We incurred $0.5 million in additional financing costs in conjunction with the execution of the Credit Agreement, which were recorded to the consolidated balance sheet in the first quarter of 2021 and will be amortized to interest expense over the life of the Credit Agreement. At September 30, 2021, we had total Credit Agreement related net deferred financing costs of $0.9 million. For the nine months ended September 30, 2021, we amortized $0.1 million of those deferred financing costs.

Paycheck Protection Program Term Note

On April 16, 2020, the Company entered into a promissory note, dated April 15, 2020, with PNC Bank, evidencing an unsecured loan with a principal amount of $10.0 million made to the Company pursuant to the Paycheck Protection Program (the “PPP Term Note”) under the Coronavirus Aid, Relief, and Economic Security Act (the “CARES Act”). The PPP Term Note is guaranteed by the United States Small Business Administration.

The proceeds could be used to maintain payroll or make certain covered interest payments, lease payments and utility payments.
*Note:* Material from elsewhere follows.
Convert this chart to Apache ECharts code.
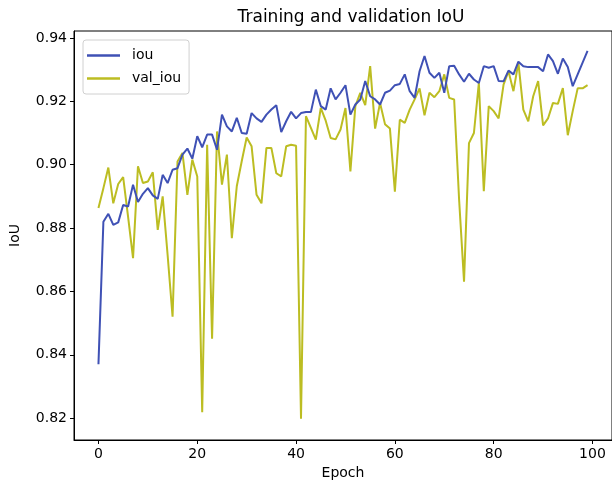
<!DOCTYPE html>
<html>
<head>
<meta charset="utf-8">
<script src="https://cdn.jsdelivr.net/npm/echarts@6/dist/echarts.min.js"></script>
<style>
  html, body { margin: 0; padding: 0; background: #fff; }
  #chart { width: 612px; height: 485px; }
</style>
</head>
<body>
<div id="chart"></div>
<script>
// values
var iou = [
  0.837, 0.882, 0.8845, 0.881, 0.8818, 0.8873, 0.8868, 0.8937, 0.8882, 0.8908,
  0.8926, 0.8903, 0.8892, 0.8968, 0.8942, 0.8984, 0.8989, 0.9032, 0.9051, 0.9019,
  0.909, 0.9055, 0.9095, 0.9095, 0.9047, 0.9158, 0.9121, 0.9105, 0.9148, 0.910,
  0.9098, 0.9163, 0.9146, 0.9135, 0.9158, 0.9174, 0.9188, 0.9103, 0.9137, 0.9167,
  0.9146, 0.9163, 0.9166, 0.9166, 0.9237, 0.9185, 0.9174, 0.9241, 0.9206, 0.9227,
  0.9251, 0.9158, 0.919, 0.9206, 0.9264, 0.9216, 0.9206, 0.919, 0.9227, 0.9234,
  0.9251, 0.9255, 0.9285, 0.9232, 0.9211, 0.9295, 0.9343, 0.929, 0.9274, 0.929,
  0.9227, 0.9311, 0.9312, 0.9285, 0.9262, 0.9287, 0.9269, 0.9258, 0.9311, 0.9306,
  0.9311, 0.9264, 0.9263, 0.9297, 0.9285, 0.9325, 0.9311, 0.9308, 0.9308, 0.9308,
  0.9295, 0.9348, 0.9327, 0.9287, 0.9335, 0.9308, 0.9248, 0.9285, 0.9322, 0.9359
];
var valIou = [
  0.8863, 0.8926, 0.8991, 0.8878, 0.8939, 0.8961, 0.8835, 0.8705, 0.8995, 0.8942,
  0.8947, 0.8976, 0.8794, 0.890, 0.8715, 0.852, 0.901, 0.9037, 0.8905, 0.9016,
  0.8963, 0.8219, 0.9063, 0.8451, 0.9105, 0.8937, 0.9032, 0.8768, 0.8932, 0.9011,
  0.9086, 0.9058, 0.8905, 0.8878, 0.9053, 0.9053, 0.8973, 0.8963, 0.9058, 0.9063,
  0.906, 0.8198, 0.9153, 0.9116, 0.9079, 0.9179, 0.9139, 0.9084, 0.908, 0.9111,
  0.9179, 0.8979, 0.9185, 0.9227, 0.9188, 0.9311, 0.9114, 0.9195, 0.9128, 0.9114,
  0.8915, 0.9142, 0.9132, 0.9174, 0.9206, 0.9241, 0.9156, 0.9227, 0.9213, 0.9232,
  0.9285, 0.9211, 0.9206, 0.889, 0.8631, 0.9068, 0.910, 0.9258, 0.8916, 0.9185,
  0.9169, 0.9146, 0.9253, 0.9295, 0.9232, 0.9322, 0.9174, 0.9137, 0.9216, 0.9264,
  0.9124, 0.9146, 0.9195, 0.9192, 0.9242, 0.9093, 0.9169, 0.9241, 0.9241, 0.9251
];
var xTicks = [0, 20, 40, 60, 80, 100];
var yTicks = [0.82, 0.84, 0.86, 0.88, 0.90, 0.92, 0.94];

function pairs(values) {
  return values.map(function (v, i) { return [i, v]; });
}

var font = 'DejaVu Sans';
var chart = echarts.init(document.getElementById('chart'));

chart.setOption({
  animation: false,
  backgroundColor: '#fff',
  title: {
    text: 'Training and validation IoU',
    left: 346, top: 4, textAlign: 'center',
    textStyle: { fontFamily: font, fontSize: 17, fontWeight: 'normal', color: '#000' }
  },
  legend: {
    orient: 'vertical',
    left: 83, top: 40,
    padding: [7, 8, 7, 4],
    icon: 'rect',
    itemWidth: 33, itemHeight: 2.5, itemGap: 6,
    borderColor: '#d0d0d0', borderWidth: 1, borderRadius: 3,
    backgroundColor: 'rgba(255,255,255,0.8)',
    textStyle: { fontFamily: font, fontSize: 14, color: '#000', padding: [0, 0, 0, 7], lineHeight: 17 },
    data: ['iou', 'val_iou']
  },
  grid: {
    left: 74, top: 31, width: 545, height: 409,
    show: true, borderColor: '#000', borderWidth: 1
  },
  xAxis: {
    type: 'value', min: -4.95, max: 103.95,
    name: 'Epoch', nameLocation: 'middle', nameGap: 24,
    nameTextStyle: { fontFamily: font, fontSize: 14, color: '#000' },
    axisLine: { show: true, onZero: false, lineStyle: { color: '#000' } },
    axisTick: { show: true, length: 4, customValues: xTicks, lineStyle: { color: '#000' } },
    axisLabel: { customValues: xTicks, margin: 7, fontFamily: font, fontSize: 14, color: '#000' },
    splitLine: { show: false }
  },
  yAxis: {
    type: 'value', min: 0.8131, max: 0.9422,
    name: 'IoU', nameLocation: 'middle', nameGap: 52,
    nameTextStyle: { fontFamily: font, fontSize: 14, color: '#000' },
    axisLine: { show: true, onZero: false, lineStyle: { color: '#000' } },
    axisTick: { show: true, length: 4, customValues: yTicks, lineStyle: { color: '#000' } },
    axisLabel: {
      customValues: yTicks, margin: 7, fontFamily: font, fontSize: 14, color: '#000',
      formatter: function (v) { return v.toFixed(2); }
    },
    splitLine: { show: false }
  },
  series: [
    {
      name: 'iou', type: 'line', data: pairs(iou),
      symbol: 'none', color: '#3f51b5',
      lineStyle: { width: 2, color: '#3f51b5' }, z: 3
    },
    {
      name: 'val_iou', type: 'line', data: pairs(valIou),
      symbol: 'none', color: '#bcbd22',
      lineStyle: { width: 2, color: '#bcbd22' }, z: 2
    }
  ]
});
</script>
</body>
</html>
Under the terms of the CARES Act, the Company was eligible for forgiveness for all or a portion of loan granted under the PPP, with such forgiveness to be determined, subject to limitations, based on the use of the loan proceeds for payment of payroll costs and any payments of certain covered interest, lease and utility payments.

The PPP Term Note incurred interest at a fixed annual rate of 1.00%, with the first six months deferred. According to the terms of the PPP Term Note, the Company would begin to make 18 equal monthly payments of principal and interest on any unforgiven portion of the Note in November 2020 with the final payment due in April 2022. The Company did not make any principal or interest payments related to the PPP Term Note.

The Company applied for forgiveness of the PPP Term Note during the third quarter of 2020. In July 2021, PNC Bank notified the Company that forgiveness of the note was granted by the United States Small Business Administration. Accordingly, the PPP Term Note was forgiven in its entirety, including all related accrued interest. In the third quarter of 2021, we recognized forgiveness of the PPP Term Note and recorded a corresponding gain on extinguishment of debt in the Consolidated Statement of Operations for the period.  

Notes

In connection with the acquisition of the North Jackson facility, in August 2011, we issued $20.0 million in aggregate principal amount of notes to the sellers of the North Jackson facility as partial consideration of the acquisition.  

On January 21, 2016, the Company entered into Amended and Restated Notes in the aggregate principal amount of $20.0 million (the “Notes”), each in favor of Gorbert Inc. (“Holder”). The Company’s obligations under the Notes were collateralized by a second lien on the same assets of the Company that collateralize the obligations of the Company under the Facilities. The Holder had the right to elect at any time on or prior to August 17, 2017 to convert all or any portion of the outstanding principal amount of the Notes.     

The Notes were originally scheduled to mature on March 17, 2019. In 2019, the Company extended the maturity date to March 17, 2020 in accordance with the terms of the Notes. In 2020, the Company extended the maturity date to March 17, 2021 in accordance with the terms of the Notes. The Company made partial principal payments on the notes upon extension, and an aggregate principal amount of $15.0 million remained outstanding at the 2021 maturity date. On March 17, 2021, the Company paid the remaining principal balance and all applicable interest to settle the notes obligation.

The Notes had an applicable interest at a rate of 6.0% per year from August 17, 2017 until the time they were paid off. All accrued and unpaid interest was payable quarterly in arrears on September 18, December 18, March 18 and June 18 of each year.